By
– August 25, 2011
This book is a fascinating and engaging portrayal of the course of the Second World War on the key Eastern front where the Soviet Union bore the brunt of the titanic struggle to defeat Nazi Germany. Rees is a prominent writer and producer of BBC/PBS historical documentaries on key facets of the Nazi era who makes brilliant and effective use of hundreds of interviews with surviving witnesses of the ways in which Stalin, Churchill, Roosevelt, and Truman competed, cooperated, and maneuvered for advantage amid the struggle to defeat the German juggernaut. Interestingly, as much attention as the author pays to documenting and describing the horrendous losses of life inflicted and suffered during the Second World War, especially on the Eastern front, there are only a handful of references to the annihilation of the Jews. The author clearly seeks to focus attention on aspects of suffering by so many, although in other books and documentaries Laurence Rees has devoted very substantial attention to the Jewish genocide. This highly readable book should be combined with the documentary of the same title, to get the benefit of historical words and images. Endnotes, index, photographs.
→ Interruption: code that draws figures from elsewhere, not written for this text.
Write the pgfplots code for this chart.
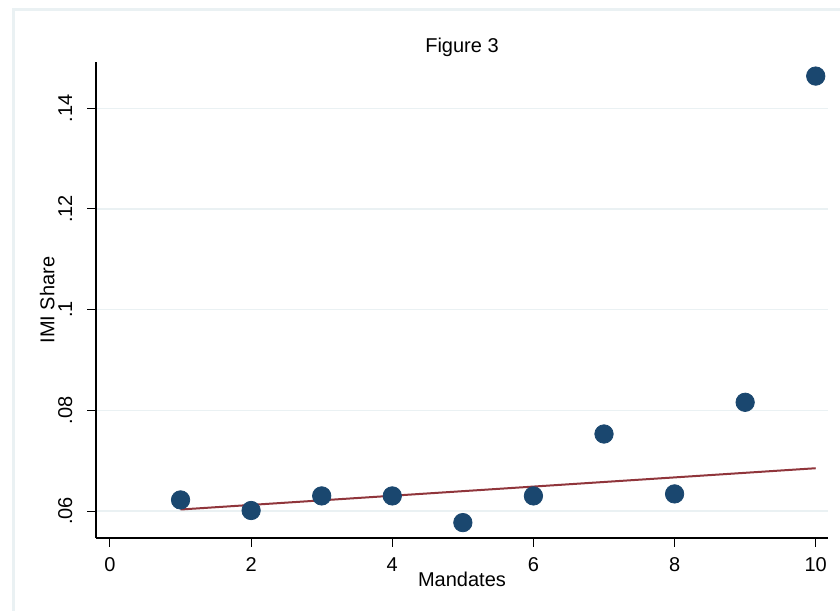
\documentclass[border=0pt]{standalone}
\usepackage{pgfplots}
\pgfplotsset{compat=1.18}
\usepackage{fontspec}
\setmainfont{Liberation Sans}
\definecolor{framec}{RGB}{234,241,243}
\definecolor{gridc}{RGB}{234,241,243}
\definecolor{navy}{RGB}{26,71,111}
\definecolor{maroonc}{RGB}{144,53,59}
\begin{document}
\begin{tikzpicture}
\clip (0,0) rectangle (420pt,305pt);
\fill[white] (0,0) rectangle (420pt,305pt);
\draw[framec, line width=1.5pt] (6.5pt,-20pt) rectangle (440pt,300pt);
\begin{axis}[at={(48pt,36pt)}, anchor=south west, scale only axis,
  width=366pt, height=238pt,
  xmin=-0.198, xmax=10.174, ymin=0.05464, ymax=0.1492,
  axis lines=left, axis line style={-, line width=0.6pt},
  xtick={0,2,4,6,8,10}, xticklabels={0,2,4,6,8,10},
  ytick={0.06,0.08,0.1,0.12,0.14}, yticklabels={.06,.08,.1,.12,.14},
  tick align=outside, major tick length=4.5pt,
  tick style={black, line width=0.5pt},
  ymajorgrids, grid style={gridc, line width=0.7pt},
  font=\fontsize{10}{12}\selectfont,
  xticklabel style={anchor=base, yshift=-12.1pt},
  yticklabel style={rotate=90, anchor=base},
  yticklabel shift=7.5pt,
  title={Figure 3},
  title style={at={(axis description cs:0.5,1)}, anchor=base, yshift=-1.3pt},
  xlabel={Mandates},
  xlabel style={at={(axis description cs:0.5,0)}, anchor=base, yshift=-24pt},
  ylabel={IMI Share},
  ylabel style={at={(axis description cs:-0.0567,0.5)}, anchor=base},
  clip=false,
]
\addplot[maroonc, line width=1pt] coordinates {(1,0.0603) (10,0.0685)};
\addplot[only marks, mark=*, mark size=4.6pt, mark options={fill=navy, draw=navy}] coordinates {
(1,0.0622) (2,0.0601) (3,0.0630) (4,0.0630) (5,0.0577)
(6,0.0630) (7,0.0753) (8,0.0634) (9,0.0816) (10,0.1464)};
\end{axis}
\end{tikzpicture}
\end{document}
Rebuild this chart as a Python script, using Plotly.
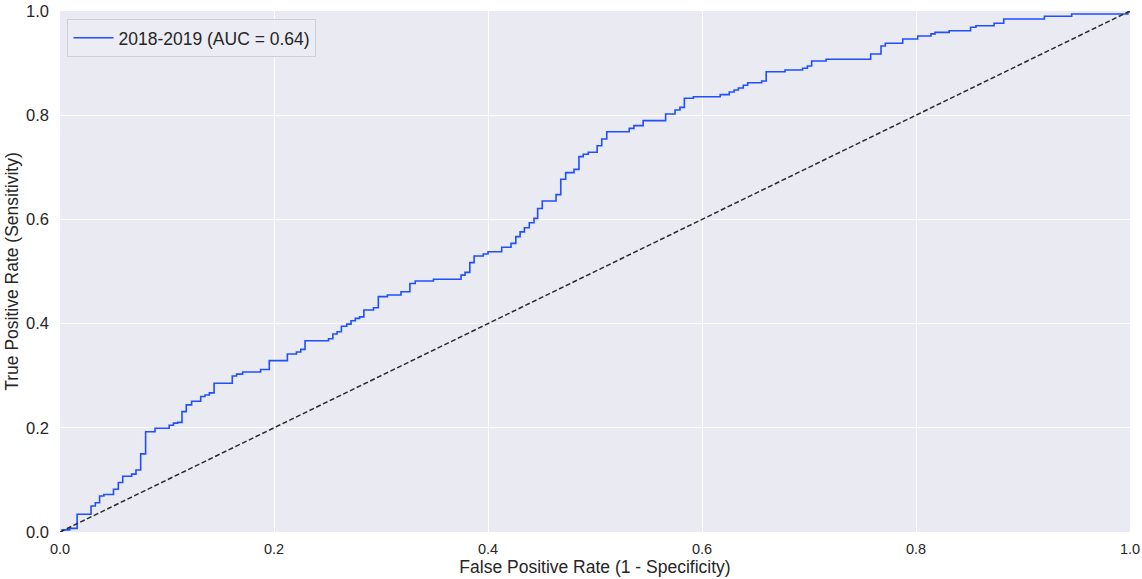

Robert Moses Shapiro teaches modern Jewish history, Holocaust studies, and Yiddish language and literature at Brooklyn College of the City University of New York. His most recent book is The Warsaw Ghetto Oyneg Shabes-Ringelblum Archive: Catalog and Guide (Indiana University Press in association with the U.S. Holocaust Memorial Library and the Jewish Historical Institute in Warsaw, 2009). He is currently engaged in translating Polish and Yiddish diaries from the Łódź ghetto and the Yiddish Sonderkommando documents found buried in the ash pits at Auschwitz-Birkenau.